Can the experts kindly advice if i have the facts correct in this case? Was entry into Australia sufficient for visa validation? Are there any requirements like registration with tax authorities etc?

Thank you in advance for your kind advice.

Best Regards


----------



## amaslam (Sep 25, 2008)

Your understanding is correct, the initial entry was enough to activate the PR and RRV and the RRV will expire 5 yrs from grant of the 175 visa.

The PR itself never expires (contrary to popular belief) so if you were INSIDE Australia when the RRV expiration happened your PR would still be valid. 

HOWEVER BEFORE you went OUTSIDE Australia again you would need to get a new RRV. The RRV (Resident Return Visa) means: Return to Australia as a Permanent Resident (that is why it's called a Resident Return Visa). 


Whether you need to file depends on the conditions set out by the ATO and have nothing to do with the visa. 



farscape80 said:


> Hello All,
> 
> This is my first post on this forum.
> 
> ...


----------



## amit1981 (Jun 18, 2009)

You have already validated your visa. I agree with the above post.


----------



## farscape80 (Feb 16, 2011)

thank you both. Appreciate your responses


----------



## Pauljew (May 28, 2011)

*175 skilled visa entry help*

Hi 

I am in a similar position and just wanted some clarification. 
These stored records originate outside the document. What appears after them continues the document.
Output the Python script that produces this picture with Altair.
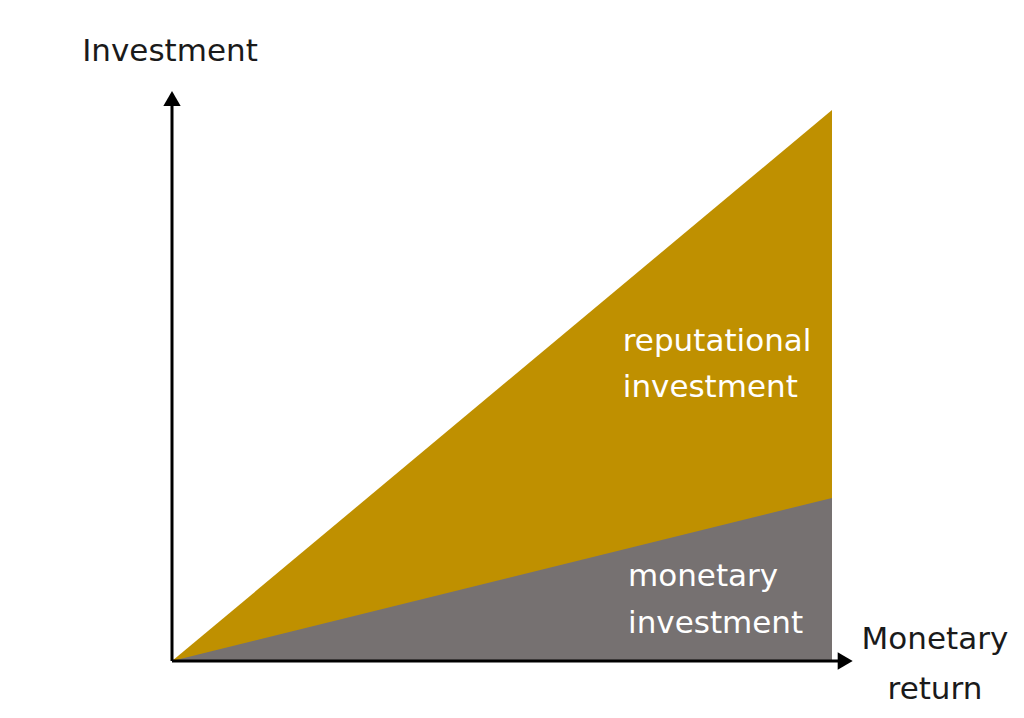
import altair as alt
import pandas as pd

# Data
ret_x = [0, 100]
total_inv = [0, 100]
monetary_inv = [0, 29.6]
axis_end_x = 103.5
axis_end_y = 104.0

labels_text = ["Investment", "Monetary", "return"]
labels_x = [-0.3, 115.6, 115.6]
labels_y = [110.5, 3.8, -5.3]

inner_text = ["reputational", "investment", "monetary", "investment"]
inner_x = [68.3, 68.3, 69.1, 69.1]
inner_y = [57.9, 49.5, 15.2, 6.7]

FONT = "DejaVu Sans"
GOLD = "#BF9000"
GRAY = "#767171"

xs = alt.Scale(domain=[-24.85, 127.88], nice=False, zero=False)
ys = alt.Scale(domain=[-8.89, 118.51], nice=False, zero=False)

area_df = pd.DataFrame({"x": ret_x, "top": total_inv, "mon": monetary_inv})
gold = alt.Chart(area_df).mark_area(color=GOLD, opacity=1).encode(
    x=alt.X("x:Q", scale=xs, axis=None),
    y=alt.Y("top:Q", scale=ys, axis=None),
    y2=alt.datum(0),
)
gray = alt.Chart(area_df).mark_area(color=GRAY, opacity=1).encode(
    x=alt.X("x:Q", scale=xs, axis=None),
    y=alt.Y("mon:Q", scale=ys, axis=None),
    y2=alt.datum(0),
)

axes_df = pd.DataFrame({"x": [0, 0], "y": [0, 0], "x2": [axis_end_x - 1.5, 0], "y2": [0, axis_end_y - 2.0]})
axes = alt.Chart(axes_df).mark_rule(color="black", strokeWidth=3).encode(
    x=alt.X("x:Q", scale=xs, axis=None),
    y=alt.Y("y:Q", scale=ys, axis=None),
    x2="x2:Q",
    y2="y2:Q",
)

arrow_df = pd.DataFrame({"x": [axis_end_x - 1.5, 0], "y": [0, axis_end_y - 1.9], "shape": ["triangle-right", "triangle-up"]})
arrows = alt.Chart(arrow_df).mark_point(filled=True, color="black", opacity=1, size=300).encode(
    x=alt.X("x:Q", scale=xs, axis=None),
    y=alt.Y("y:Q", scale=ys, axis=None),
    shape=alt.Shape("shape:N", scale=None, legend=None),
)

lab_df = pd.DataFrame({"t": labels_text, "x": labels_x, "y": labels_y})
labels = alt.Chart(lab_df).mark_text(font=FONT, fontSize=31, color="#1a1a1a", align="center", baseline="middle").encode(
    x=alt.X("x:Q", scale=xs, axis=None),
    y=alt.Y("y:Q", scale=ys, axis=None),
    text="t:N",
)

in_df = pd.DataFrame({"t": inner_text, "x": inner_x, "y": inner_y})
inner = alt.Chart(in_df).mark_text(font=FONT, fontSize=31, color="white", align="left", baseline="middle").encode(
    x=alt.X("x:Q", scale=xs, axis=None),
    y=alt.Y("y:Q", scale=ys, axis=None),
    text="t:N",
)

chart = alt.layer(gold, gray, axes, arrows, labels, inner).properties(
    width=1008, height=702, padding=0, autosize=alt.AutoSizeParams(type="none")
).configure_view(stroke=None)

chart.save("out.html", embed_options={"renderer": "svg", "actions": False})
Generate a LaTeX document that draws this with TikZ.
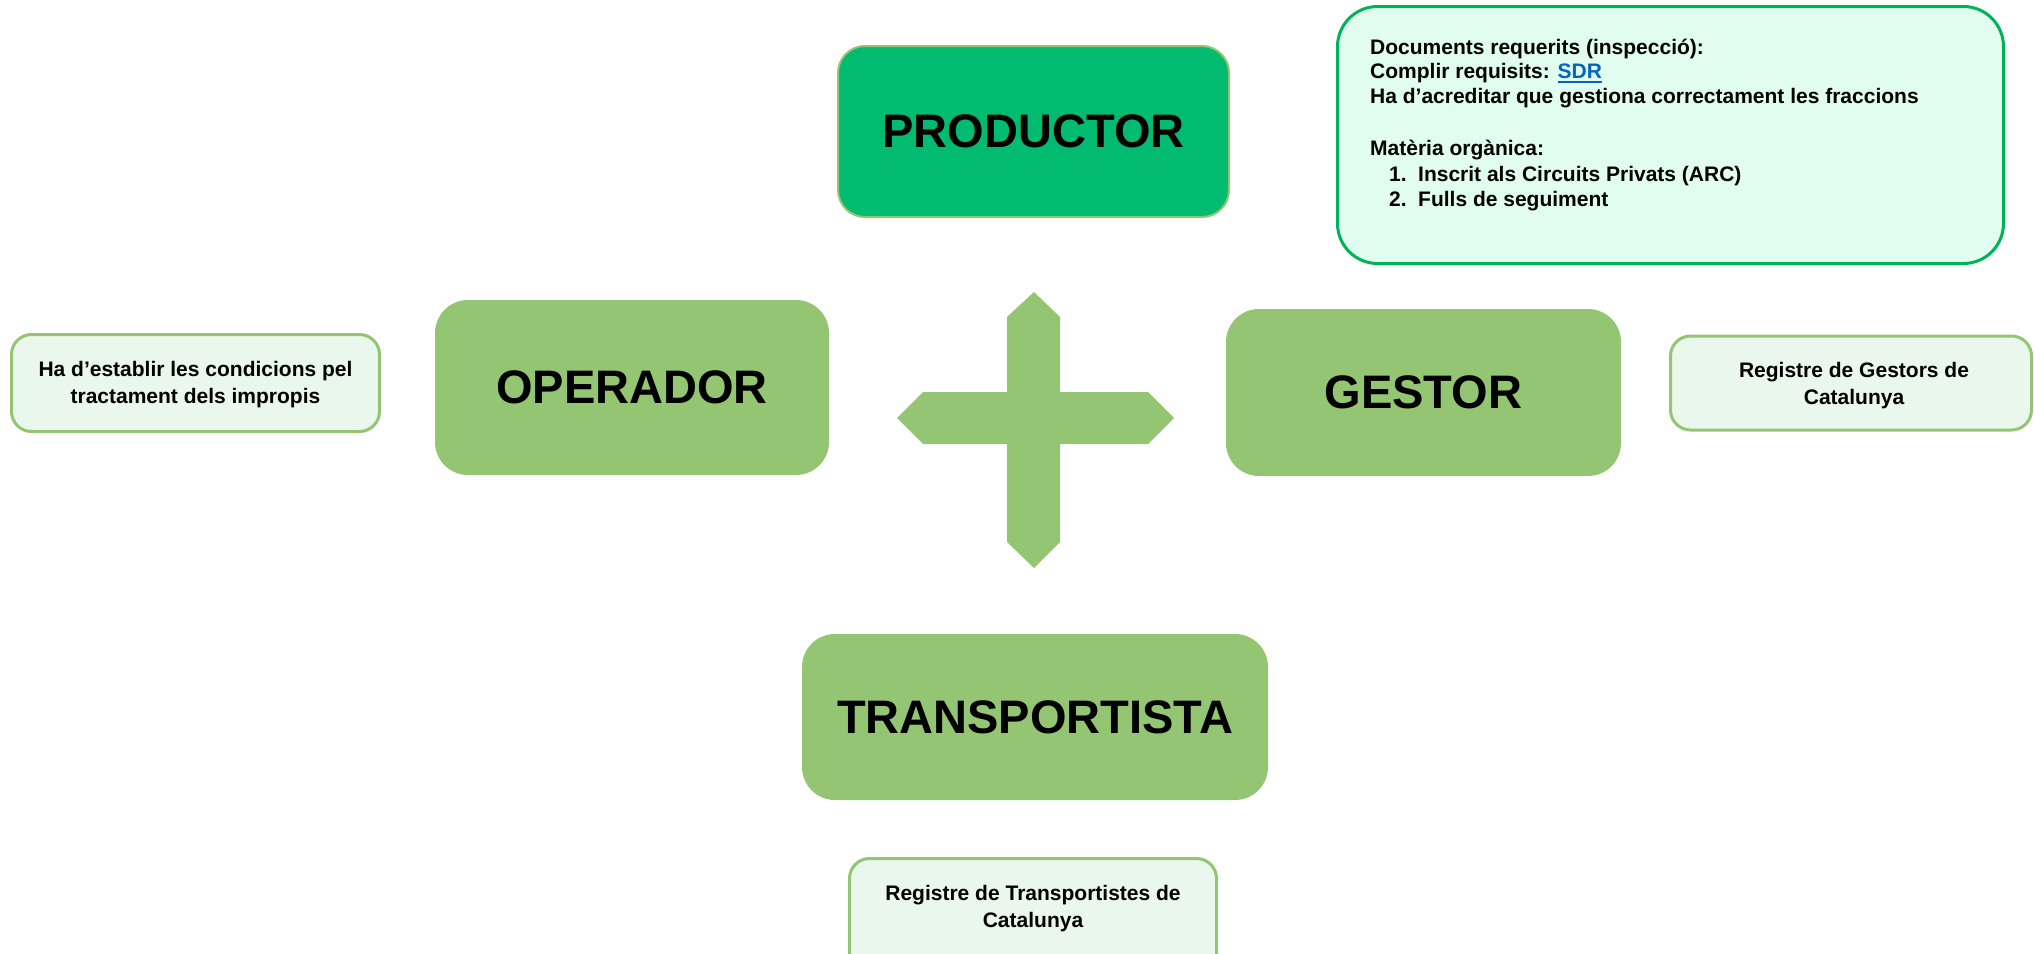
\documentclass[tikz,border=0pt]{standalone}
\usepackage{fontspec}
\setmainfont{Liberation Sans}
\definecolor{mgreen}{RGB}{147,197,114}
\definecolor{pfill}{RGB}{0,187,112}
\definecolor{nfill}{RGB}{234,247,236}
\definecolor{tfill}{RGB}{224,253,240}
\definecolor{tgreen}{RGB}{0,178,90}
\definecolor{linkblue}{RGB}{5,99,193}
\newcommand\myul[1]{\setbox0\hbox{#1}\rlap{\rule[-4.5pt]{\wd0}{2pt}}\box0}
\begin{document}
\begin{tikzpicture}[x=1pt,y=-1pt,
  bigbox/.style={fill=mgreen, rounded corners=33pt, inner sep=0pt,
    font=\fontsize{47}{56}\selectfont\bfseries},
  notebox/.style={fill=nfill, draw=mgreen, line width=3pt, rounded corners=20pt, inner sep=0pt},
  notetext/.style={align=center, inner sep=0pt, font=\fontsize{21}{27}\selectfont\bfseries},
  listline/.style={anchor=base west, inner sep=0pt,
    font=\fontsize{21}{25}\selectfont\bfseries}
]
\useasboundingbox (0,0) rectangle (2034,953);
\clip (0,0) rectangle (2034,953);

% main boxes
\node[bigbox, fill=pfill, draw=mgreen, line width=2pt, rounded corners=27pt,
  minimum width=391pt, minimum height=171pt] (prod) at (1033.5,131.5) {PRODUCTOR};
\node[bigbox, minimum width=394pt, minimum height=175pt] (oper) at (632,387.5) {OPERADOR};
\node[bigbox, minimum width=395pt, minimum height=167pt] (gest) at (1423.5,392.5) {GESTOR};
\node[bigbox, minimum width=466pt, minimum height=166pt] (trans) at (1035,717) {TRANSPORTISTA};

% cross
\fill[mgreen] (1034,292) -- (1060,317) -- (1060,392) -- (1148,392) -- (1174,418)
  -- (1148,444) -- (1060,444) -- (1060,542) -- (1034,568) -- (1007,542)
  -- (1007,444) -- (923,444) -- (897,418) -- (923,392) -- (1007,392)
  -- (1007,317) -- cycle;

% note boxes
\node[notebox, minimum width=368pt, minimum height=97pt] (opnote) at (195.5,383) {};
\node[notetext] (opnotetxt) at (195.5,385) {Ha d’establir les condicions pel\\tractament dels impropis};

\node[notebox, minimum width=361pt, minimum height=94pt] (gsnote) at (1851,383) {};
\node[notetext] (gsnotetxt) at (1854,386) {Registre de Gestors de\\Catalunya};

\node[notebox, minimum width=367pt, minimum height=140pt] (trnote) at (1033,928.5) {};
\node[notetext] (trnotetxt) at (1033,909) {Registre de Transportistes de\\Catalunya};

% top right box
\node[fill=tfill, draw=tgreen, line width=3pt, rounded corners=40pt, inner sep=0pt,
  minimum width=666pt, minimum height=257pt] (prnote) at (1670.5,135) {};
\node[listline] (l1) at (1370,54) {Documents requerits (inspecció):};
\node[listline] (l2) at (1370,78.5) {Complir requisits: {\color{linkblue}\myul{SDR}}};
\node[listline] (l3) at (1370,103) {Ha d’acreditar que gestiona correctament les fraccions};
\node[listline] (l4) at (1370,155.5) {Matèria orgànica:};
\node[listline] (l5) at (1389,181) {\makebox[29pt][l]{1.}Inscrit als Circuits Privats (ARC)};
\node[listline] (l6) at (1389,206.5) {\makebox[29pt][l]{2.}Fulls de seguiment};
\end{tikzpicture}
\end{document}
I applied for my Visa in june of 2009 and got it granted yesterday, so am very excited!!
But due to the fact that the VISA was taking so long my wife and I decided not to wait to start a family, so now we want to wait until we have both the planned children before moving to Aus.

My 175 Visa states that I have to touch down by April 2012 which is not a problem as we visit family in Australia regularly. 
Once activated then we can come and go until March 2016.

So we hope to move permanently to Australia maybe by the end of 2015, which will mean we only have a few months left of this 175 VISA.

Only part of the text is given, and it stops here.